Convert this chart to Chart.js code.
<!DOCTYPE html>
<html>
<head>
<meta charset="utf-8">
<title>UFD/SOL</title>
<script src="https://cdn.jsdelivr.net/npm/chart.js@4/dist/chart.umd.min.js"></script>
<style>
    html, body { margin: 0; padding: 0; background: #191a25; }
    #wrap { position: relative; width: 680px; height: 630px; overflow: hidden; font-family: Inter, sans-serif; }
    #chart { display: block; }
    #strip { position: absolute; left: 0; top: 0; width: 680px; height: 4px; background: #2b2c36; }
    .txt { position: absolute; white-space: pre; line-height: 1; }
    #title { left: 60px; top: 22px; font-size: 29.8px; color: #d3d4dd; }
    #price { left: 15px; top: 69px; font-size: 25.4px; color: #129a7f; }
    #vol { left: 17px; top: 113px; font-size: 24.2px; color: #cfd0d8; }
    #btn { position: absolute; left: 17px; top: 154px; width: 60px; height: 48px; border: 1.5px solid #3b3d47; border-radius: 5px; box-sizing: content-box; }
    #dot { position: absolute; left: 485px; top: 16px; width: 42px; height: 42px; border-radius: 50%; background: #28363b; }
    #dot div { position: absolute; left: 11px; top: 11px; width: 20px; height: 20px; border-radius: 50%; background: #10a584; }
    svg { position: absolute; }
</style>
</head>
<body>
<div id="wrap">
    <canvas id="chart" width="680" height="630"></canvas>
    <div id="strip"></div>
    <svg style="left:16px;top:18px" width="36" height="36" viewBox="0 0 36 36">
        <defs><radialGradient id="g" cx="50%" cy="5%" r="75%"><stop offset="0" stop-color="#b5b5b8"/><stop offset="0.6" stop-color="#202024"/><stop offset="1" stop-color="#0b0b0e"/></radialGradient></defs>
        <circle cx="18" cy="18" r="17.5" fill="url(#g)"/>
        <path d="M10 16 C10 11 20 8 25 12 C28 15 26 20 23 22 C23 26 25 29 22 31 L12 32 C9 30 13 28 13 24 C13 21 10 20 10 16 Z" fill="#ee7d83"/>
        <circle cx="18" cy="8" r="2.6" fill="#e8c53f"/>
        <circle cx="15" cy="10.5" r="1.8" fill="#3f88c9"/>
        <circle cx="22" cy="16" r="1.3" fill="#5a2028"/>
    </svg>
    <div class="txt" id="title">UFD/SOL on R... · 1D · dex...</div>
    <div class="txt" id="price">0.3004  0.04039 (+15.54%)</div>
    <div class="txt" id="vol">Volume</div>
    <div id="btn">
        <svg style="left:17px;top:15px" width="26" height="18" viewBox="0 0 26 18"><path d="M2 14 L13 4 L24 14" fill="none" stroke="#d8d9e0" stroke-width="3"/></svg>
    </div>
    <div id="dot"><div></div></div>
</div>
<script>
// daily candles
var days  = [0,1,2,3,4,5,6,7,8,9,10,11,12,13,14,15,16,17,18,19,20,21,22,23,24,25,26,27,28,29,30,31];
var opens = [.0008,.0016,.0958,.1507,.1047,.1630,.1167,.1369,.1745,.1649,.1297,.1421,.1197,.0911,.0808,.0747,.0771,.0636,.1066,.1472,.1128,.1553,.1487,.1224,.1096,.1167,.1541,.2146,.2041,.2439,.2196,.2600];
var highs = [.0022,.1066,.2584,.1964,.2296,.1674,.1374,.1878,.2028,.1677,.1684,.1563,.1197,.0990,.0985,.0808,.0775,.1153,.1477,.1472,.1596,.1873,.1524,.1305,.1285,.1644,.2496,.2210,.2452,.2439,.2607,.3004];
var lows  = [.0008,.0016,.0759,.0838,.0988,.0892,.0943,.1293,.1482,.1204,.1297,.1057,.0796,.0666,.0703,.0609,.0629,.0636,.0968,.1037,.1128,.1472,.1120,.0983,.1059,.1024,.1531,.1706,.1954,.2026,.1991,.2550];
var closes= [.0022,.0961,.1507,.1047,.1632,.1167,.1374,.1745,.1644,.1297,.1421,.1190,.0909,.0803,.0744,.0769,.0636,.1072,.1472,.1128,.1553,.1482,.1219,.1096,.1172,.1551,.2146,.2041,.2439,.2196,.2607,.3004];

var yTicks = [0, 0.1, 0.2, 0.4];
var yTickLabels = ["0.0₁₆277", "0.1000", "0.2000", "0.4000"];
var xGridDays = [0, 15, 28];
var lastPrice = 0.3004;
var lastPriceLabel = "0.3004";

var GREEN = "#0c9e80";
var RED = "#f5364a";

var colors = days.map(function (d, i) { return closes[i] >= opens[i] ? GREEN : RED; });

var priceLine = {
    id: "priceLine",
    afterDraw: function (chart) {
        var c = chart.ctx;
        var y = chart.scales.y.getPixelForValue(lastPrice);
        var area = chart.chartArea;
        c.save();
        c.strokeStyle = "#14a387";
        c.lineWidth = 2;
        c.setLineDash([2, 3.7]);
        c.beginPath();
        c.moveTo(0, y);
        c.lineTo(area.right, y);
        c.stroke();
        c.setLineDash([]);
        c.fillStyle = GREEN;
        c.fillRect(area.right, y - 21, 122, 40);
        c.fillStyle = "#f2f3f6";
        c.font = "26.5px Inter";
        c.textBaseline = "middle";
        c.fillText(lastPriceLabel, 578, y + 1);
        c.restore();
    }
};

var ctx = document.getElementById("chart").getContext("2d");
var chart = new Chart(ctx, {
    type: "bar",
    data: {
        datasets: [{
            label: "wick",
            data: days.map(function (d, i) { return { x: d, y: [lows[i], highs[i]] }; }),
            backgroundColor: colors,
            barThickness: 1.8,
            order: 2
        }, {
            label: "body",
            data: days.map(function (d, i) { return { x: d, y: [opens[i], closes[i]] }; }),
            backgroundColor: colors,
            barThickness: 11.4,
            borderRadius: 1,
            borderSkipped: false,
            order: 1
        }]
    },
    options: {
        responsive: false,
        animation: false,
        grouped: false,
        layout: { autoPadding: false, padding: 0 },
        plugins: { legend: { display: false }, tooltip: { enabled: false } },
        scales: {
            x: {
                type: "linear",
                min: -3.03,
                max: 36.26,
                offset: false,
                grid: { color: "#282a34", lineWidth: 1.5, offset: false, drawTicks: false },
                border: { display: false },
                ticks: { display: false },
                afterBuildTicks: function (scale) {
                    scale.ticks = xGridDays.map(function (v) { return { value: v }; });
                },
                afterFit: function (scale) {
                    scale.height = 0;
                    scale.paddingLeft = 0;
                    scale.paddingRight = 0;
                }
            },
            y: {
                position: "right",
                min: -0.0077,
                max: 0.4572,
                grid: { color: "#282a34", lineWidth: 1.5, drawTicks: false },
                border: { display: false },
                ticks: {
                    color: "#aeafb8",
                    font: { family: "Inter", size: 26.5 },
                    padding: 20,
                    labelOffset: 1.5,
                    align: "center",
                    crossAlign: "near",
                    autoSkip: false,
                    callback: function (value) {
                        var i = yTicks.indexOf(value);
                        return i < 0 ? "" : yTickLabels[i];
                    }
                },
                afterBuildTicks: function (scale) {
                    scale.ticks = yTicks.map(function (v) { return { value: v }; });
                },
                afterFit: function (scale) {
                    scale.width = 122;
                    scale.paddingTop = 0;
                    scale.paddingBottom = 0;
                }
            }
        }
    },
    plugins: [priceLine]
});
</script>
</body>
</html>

----

**What you are asked to do**: All of the data shown above must be copied exactly.

**Task result**:
Convert this chart to Chart.js code.
<!DOCTYPE html>
<html>
<head>
<meta charset="utf-8">
<title>UFD/SOL</title>
<script src="https://cdn.jsdelivr.net/npm/chart.js@4/dist/chart.umd.min.js"></script>
<style>
    html, body { margin: 0; padding: 0; background: #191a25; }
    #wrap { position: relative; width: 680px; height: 630px; overflow: hidden; font-family: Inter, sans-serif; }
    #chart { display: block; }
    #strip { position: absolute; left: 0; top: 0; width: 680px; height: 4px; background: #2b2c36; }
    .txt { position: absolute; white-space: pre; line-height: 1; }
    #title { left: 60px; top: 22px; font-size: 29.8px; color: #d3d4dd; }
    #price { left: 15px; top: 69px; font-size: 25.4px; color: #129a7f; }
    #vol { left: 17px; top: 113px; font-size: 24.2px; color: #cfd0d8; }
    #btn { position: absolute; left: 17px; top: 154px; width: 60px; height: 48px; border: 1.5px solid #3b3d47; border-radius: 5px; box-sizing: content-box; }
    #dot { position: absolute; left: 485px; top: 16px; width: 42px; height: 42px; border-radius: 50%; background: #28363b; }
    #dot div { position: absolute; left: 11px; top: 11px; width: 20px; height: 20px; border-radius: 50%; background: #10a584; }
    svg { position: absolute; }
</style>
</head>
<body>
<div id="wrap">
    <canvas id="chart" width="680" height="630"></canvas>
    <div id="strip"></div>
    <svg style="left:16px;top:18px" width="36" height="36" viewBox="0 0 36 36">
        <defs><radialGradient id="g" cx="50%" cy="5%" r="75%"><stop offset="0" stop-color="#b5b5b8"/><stop offset="0.6" stop-color="#202024"/><stop offset="1" stop-color="#0b0b0e"/></radialGradient></defs>
        <circle cx="18" cy="18" r="17.5" fill="url(#g)"/>
        <path d="M10 16 C10 11 20 8 25 12 C28 15 26 20 23 22 C23 26 25 29 22 31 L12 32 C9 30 13 28 13 24 C13 21 10 20 10 16 Z" fill="#ee7d83"/>
        <circle cx="18" cy="8" r="2.6" fill="#e8c53f"/>
        <circle cx="15" cy="10.5" r="1.8" fill="#3f88c9"/>
        <circle cx="22" cy="16" r="1.3" fill="#5a2028"/>
    </svg>
    <div class="txt" id="title">UFD/SOL on R... · 1D · dex...</div>
    <div class="txt" id="price">0.3004  0.04039 (+15.54%)</div>
    <div class="txt" id="vol">Volume</div>
    <div id="btn">
        <svg style="left:17px;top:15px" width="26" height="18" viewBox="0 0 26 18"><path d="M2 14 L13 4 L24 14" fill="none" stroke="#d8d9e0" stroke-width="3"/></svg>
    </div>
    <div id="dot"><div></div></div>
</div>
<script>
// daily candles
var days  = [0,1,2,3,4,5,6,7,8,9,10,11,12,13,14,15,16,17,18,19,20,21,22,23,24,25,26,27,28,29,30,31];
var opens = [.0008,.0016,.0958,.1507,.1047,.1630,.1167,.1369,.1745,.1649,.1297,.1421,.1197,.0911,.0808,.0747,.0771,.0636,.1066,.1472,.1128,.1553,.1487,.1224,.1096,.1167,.1541,.2146,.2041,.2439,.2196,.2600];
var highs = [.0022,.1066,.2584,.1964,.2296,.1674,.1374,.1878,.2028,.1677,.1684,.1563,.1197,.0990,.0985,.0808,.0775,.1153,.1477,.1472,.1596,.1873,.1524,.1305,.1285,.1644,.2496,.2210,.2452,.2439,.2607,.3004];
var lows  = [.0008,.0016,.0759,.0838,.0988,.0892,.0943,.1293,.1482,.1204,.1297,.1057,.0796,.0666,.0703,.0609,.0629,.0636,.0968,.1037,.1128,.1472,.1120,.0983,.1059,.1024,.1531,.1706,.1954,.2026,.1991,.2550];
var closes= [.0022,.0961,.1507,.1047,.1632,.1167,.1374,.1745,.1644,.1297,.1421,.1190,.0909,.0803,.0744,.0769,.0636,.1072,.1472,.1128,.1553,.1482,.1219,.1096,.1172,.1551,.2146,.2041,.2439,.2196,.2607,.3004];

var yTicks = [0, 0.1, 0.2, 0.4];
var yTickLabels = ["0.0₁₆277", "0.1000", "0.2000", "0.4000"];
var xGridDays = [0, 15, 28];
var lastPrice = 0.3004;
var lastPriceLabel = "0.3004";

var GREEN = "#0c9e80";
var RED = "#f5364a";

var colors = days.map(function (d, i) { return closes[i] >= opens[i] ? GREEN : RED; });

var priceLine = {
    id: "priceLine",
    afterDraw: function (chart) {
        var c = chart.ctx;
        var y = chart.scales.y.getPixelForValue(lastPrice);
        var area = chart.chartArea;
        c.save();
        c.strokeStyle = "#14a387";
        c.lineWidth = 2;
        c.setLineDash([2, 3.7]);
        c.beginPath();
        c.moveTo(0, y);
        c.lineTo(area.right, y);
        c.stroke();
        c.setLineDash([]);
        c.fillStyle = GREEN;
        c.fillRect(area.right, y - 21, 122, 40);
        c.fillStyle = "#f2f3f6";
        c.font = "26.5px Inter";
        c.textBaseline = "middle";
        c.fillText(lastPriceLabel, 578, y + 1);
        c.restore();
    }
};

var ctx = document.getElementById("chart").getContext("2d");
var chart = new Chart(ctx, {
    type: "bar",
    data: {
        datasets: [{
            label: "wick",
            data: days.map(function (d, i) { return { x: d, y: [lows[i], highs[i]] }; }),
            backgroundColor: colors,
            barThickness: 1.8,
            order: 2
        }, {
            label: "body",
            data: days.map(function (d, i) { return { x: d, y: [opens[i], closes[i]] }; }),
            backgroundColor: colors,
            barThickness: 11.4,
            borderRadius: 1,
            borderSkipped: false,
            order: 1
        }]
    },
    options: {
        responsive: false,
        animation: false,
        grouped: false,
        layout: { autoPadding: false, padding: 0 },
        plugins: { legend: { display: false }, tooltip: { enabled: false } },
        scales: {
            x: {
                type: "linear",
                min: -3.03,
                max: 36.26,
                offset: false,
                grid: { color: "#282a34", lineWidth: 1.5, offset: false, drawTicks: false },
                border: { display: false },
                ticks: { display: false },
                afterBuildTicks: function (scale) {
                    scale.ticks = xGridDays.map(function (v) { return { value: v }; });
                },
                afterFit: function (scale) {
                    scale.height = 0;
                    scale.paddingLeft = 0;
                    scale.paddingRight = 0;
                }
            },
            y: {
                position: "right",
                min: -0.0077,
                max: 0.4572,
                grid: { color: "#282a34", lineWidth: 1.5, drawTicks: false },
                border: { display: false },
                ticks: {
                    color: "#aeafb8",
                    font: { family: "Inter", size: 26.5 },
                    padding: 20,
                    labelOffset: 1.5,
                    align: "center",
                    crossAlign: "near",
                    autoSkip: false,
                    callback: function (value) {
                        var i = yTicks.indexOf(value);
                        return i < 0 ? "" : yTickLabels[i];
                    }
                },
                afterBuildTicks: function (scale) {
                    scale.ticks = yTicks.map(function (v) { return { value: v }; });
                },
                afterFit: function (scale) {
                    scale.width = 122;
                    scale.paddingTop = 0;
                    scale.paddingBottom = 0;
                }
            }
        }
    },
    plugins: [priceLine]
});
</script>
</body>
</html>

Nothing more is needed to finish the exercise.